• **Data shown**:

## START

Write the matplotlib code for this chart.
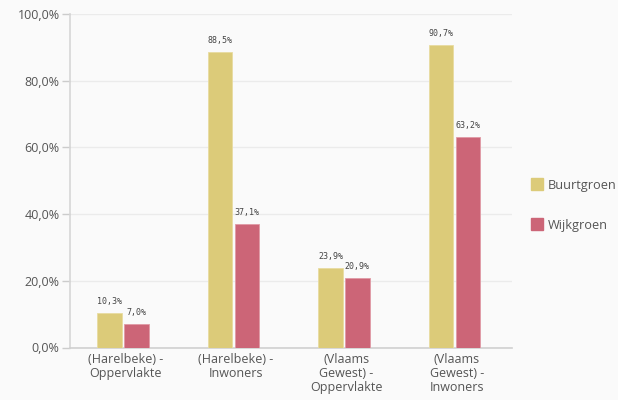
import matplotlib
matplotlib.use("Agg")
import matplotlib.pyplot as plt
import numpy as np
from matplotlib.lines import Line2D

categories = ["(Harelbeke) -\nOppervlakte", "(Harelbeke) -\nInwoners",
              "(Vlaams\nGewest) -\nOppervlakte", "(Vlaams\nGewest) -\nInwoners"]
buurtgroen = [10.3, 88.5, 23.9, 90.7]
wijkgroen = [7.0, 37.1, 20.9, 63.2]
series_names = ["Buurtgroen", "Wijkgroen"]
yticks = [0, 20, 40, 60, 80, 100]

col_b = "#dccb79"
col_w = "#cc6577"
bg = "#fafafa"
txt = "#555555"

plt.rcParams['font.family'] = ['Open Sans', 'DejaVu Sans']

fig = plt.figure(figsize=(6.18, 4.0), dpi=100, facecolor=bg)
ax = fig.add_axes([70/618, 1-347.5/400, (512-70)/618, (347.5-14)/400])
ax.set_facecolor(bg)

x = np.arange(len(categories))
w = 0.222
gap = 0.01
off = -0.02
b1 = ax.bar(x + off - w/2 - gap, buurtgroen, w, color=col_b, edgecolor="#e8dca0", linewidth=0.6, zorder=3)
b2 = ax.bar(x + off + w/2 + gap, wijkgroen, w, color=col_w, edgecolor="#e09aa5", linewidth=0.6, zorder=3)

for bars, vals in ((b1, buurtgroen), (b2, wijkgroen)):
    for r, v in zip(bars, vals):
        ax.annotate(f"{v:.1f}%".replace(".", ","), (r.get_x() + r.get_width()/2, v),
                    xytext=(0, 5), textcoords="offset points", ha="center", va="bottom",
                    fontsize=6, family="DejaVu Sans Mono", color="#444444")

ax.set_xlim(-0.5, len(categories) - 0.5)
ax.set_ylim(0, 100)
ax.set_yticks(yticks)
ax.set_yticklabels([f"{t:.1f}%".replace(".", ",") for t in yticks])
ax.set_xticks(x)
ax.set_xticklabels(categories, linespacing=1.12)
ax.tick_params(axis="y", colors="#cccccc", labelcolor=txt, labelsize=9, length=6, width=1, pad=1.5)
ax.tick_params(axis="x", length=0, labelcolor=txt, labelsize=9, pad=4)
ax.grid(axis="y", color="#ebebeb", linewidth=1, zorder=0)
for s in ("top", "right"):
    ax.spines[s].set_visible(False)
ax.spines["left"].set_color("#d6d6d6")
ax.spines["bottom"].set_color("#d0d0d0")
ax.spines["left"].set_linewidth(1.2)
ax.spines["bottom"].set_linewidth(1.2)

handles = [Line2D([], [], marker="s", linestyle="none", markersize=8, color=c)
           for c in (col_b, col_w)]
leg = fig.legend(handles, series_names, loc="upper left", bbox_to_anchor=(520/618, 1-170/400),
                 frameon=False, fontsize=9.2, labelspacing=2.1, handletextpad=0.3,
                 labelcolor=txt, handlelength=1.2, borderpad=0.2)

fig.savefig("out.png", dpi=100, facecolor=bg)
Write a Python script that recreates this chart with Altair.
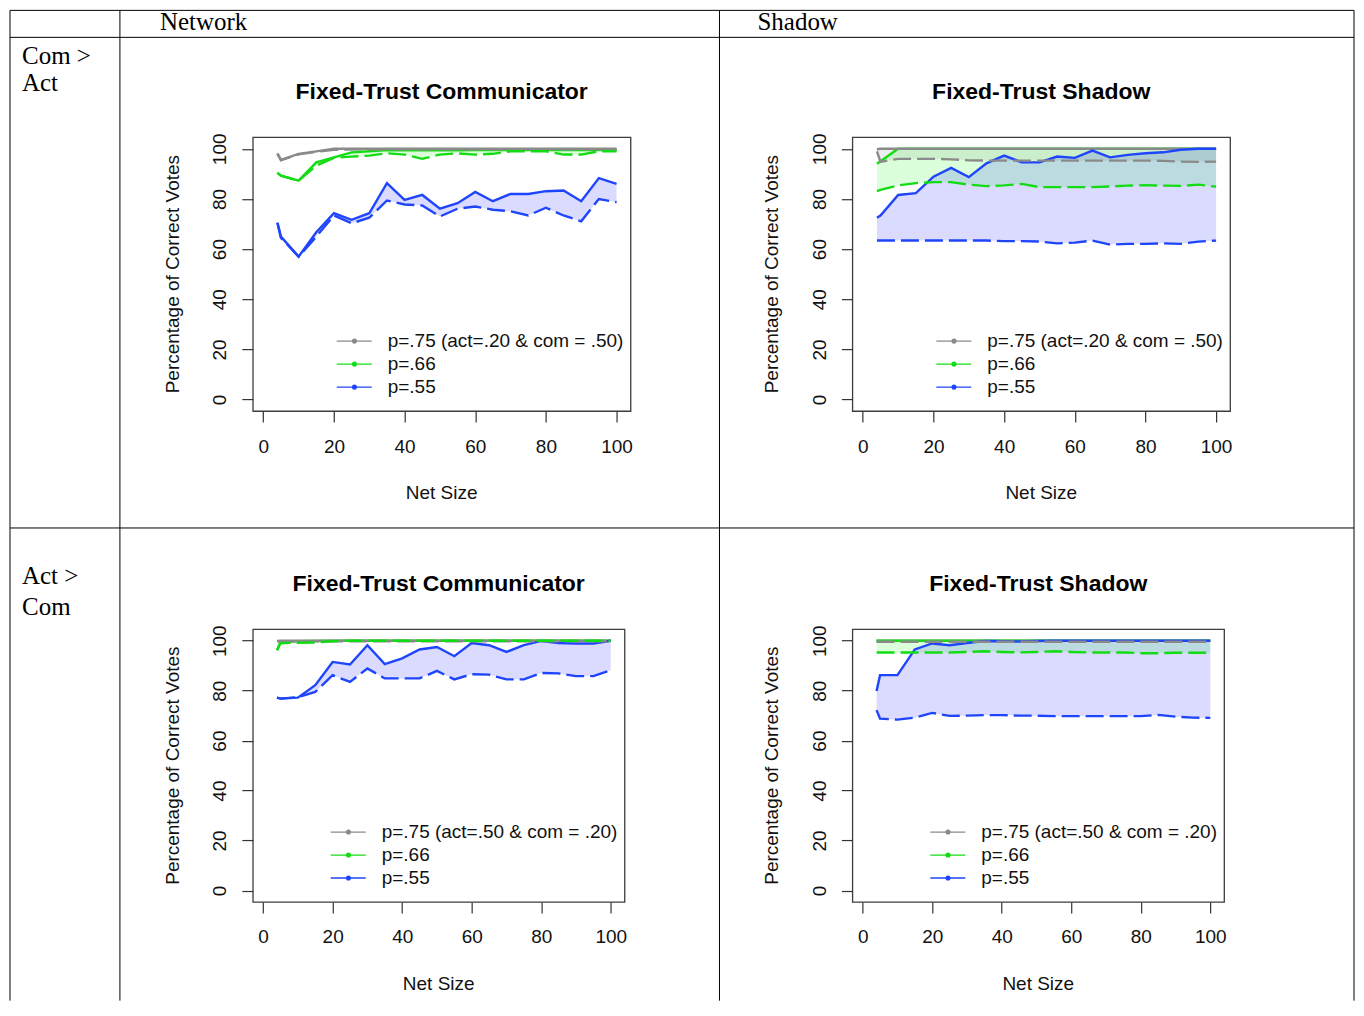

## END

• **Your goal**:
Determine how many lines of the entries above carry the string "chart", and give that number alone.

• **Solution to the problem**:
2